Right but it's not just coming to AC it's going to be in any state that wants it including online. NJ has a short advantage since it's been planning for this day, but for a long view operation like Apple its analysis seems to have shown that wouldn't be enough. Once state legislatures, likely in conjunction with the pro leagues, get up to speed AC and LV will not have any advantage in the sports book market. But LV has long hedged it's bets there and doesn't rely on gambling tourism nearly as much as it once did. Plus LV is an Int'l destination. AC has a long, long, long way to get to that point.
Agreed.
Bringing sports gambling to NJ (there's been talk all along of a northern NJ location as well as AC) is not going to save AC, any more than bringing casinos to AC saved that city long-term. Still, I shudder to think what AC would be like today without the casinos. The problem is not whether the casino "experiment" was successful (it was, for a while), but whether it could be a long-term fix.
AC can't get to LV's position. There's little there that's unique enough to make it a national or international destination. Air travel essentially killed AC as a major resort destination for the Northeast. Why go to AC by car or rail when Miami was just an hour farther away by air?
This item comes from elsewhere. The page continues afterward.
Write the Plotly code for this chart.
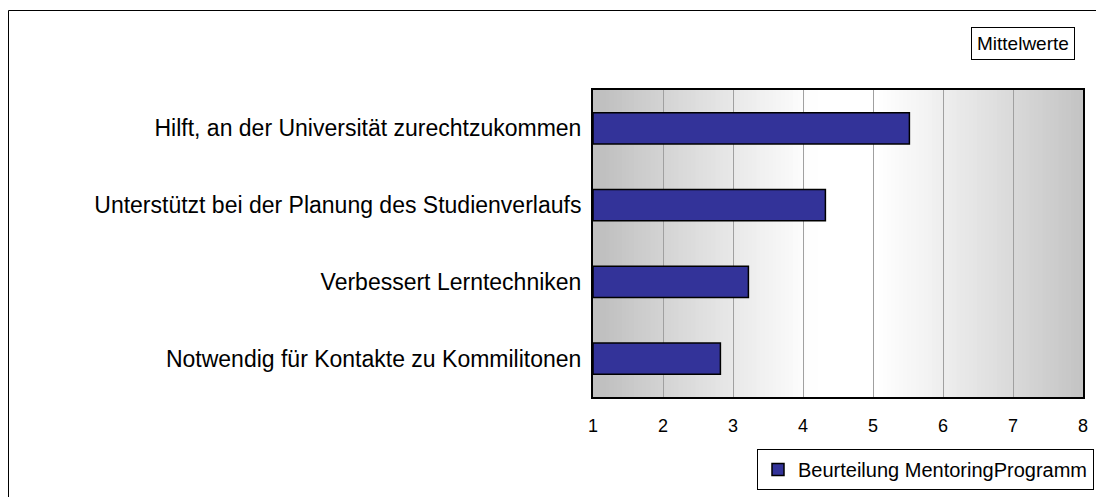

I remember when NJ voters approved casino gaming. The only competition at the time was LV. However, it didn't take other states long to jump on the casino bandwagon - NJ basically proved to other states that the voters will say Yes. NJ's projections of recovery for the city were based on being the Eastern US's only gambling destination. More states piled in, then Native Americans finally found a way to make money from the invaders, spurring more states to approve gaming....
The LV we see today, with its over-the-top architecture, was driven by a need to rise above the new competition, built on the Orlando, FL model. There's just one Orlando, and one Las Vegas. Everything else is second-class, no matter how grand the individual casino resorts may be. The problem is in locating more than a handful of casino resorts in any one place. It's likely to stay that way - the market is too saturated.
Back to Apple... There's actually a fair amount of money in the area. The trouble is that none of it lives in AC proper. People who own or rent homes on the mainland or in neighboring beach communities don't go to AC to shop (or much of anything else, other than dine and gamble), and much of that monied population is seasonal. People who visit from the Philadelphia area, NY City, and Northern NJ are already well-served by Apple Stores. It's just a tough location, and I wish the folks who worked there well.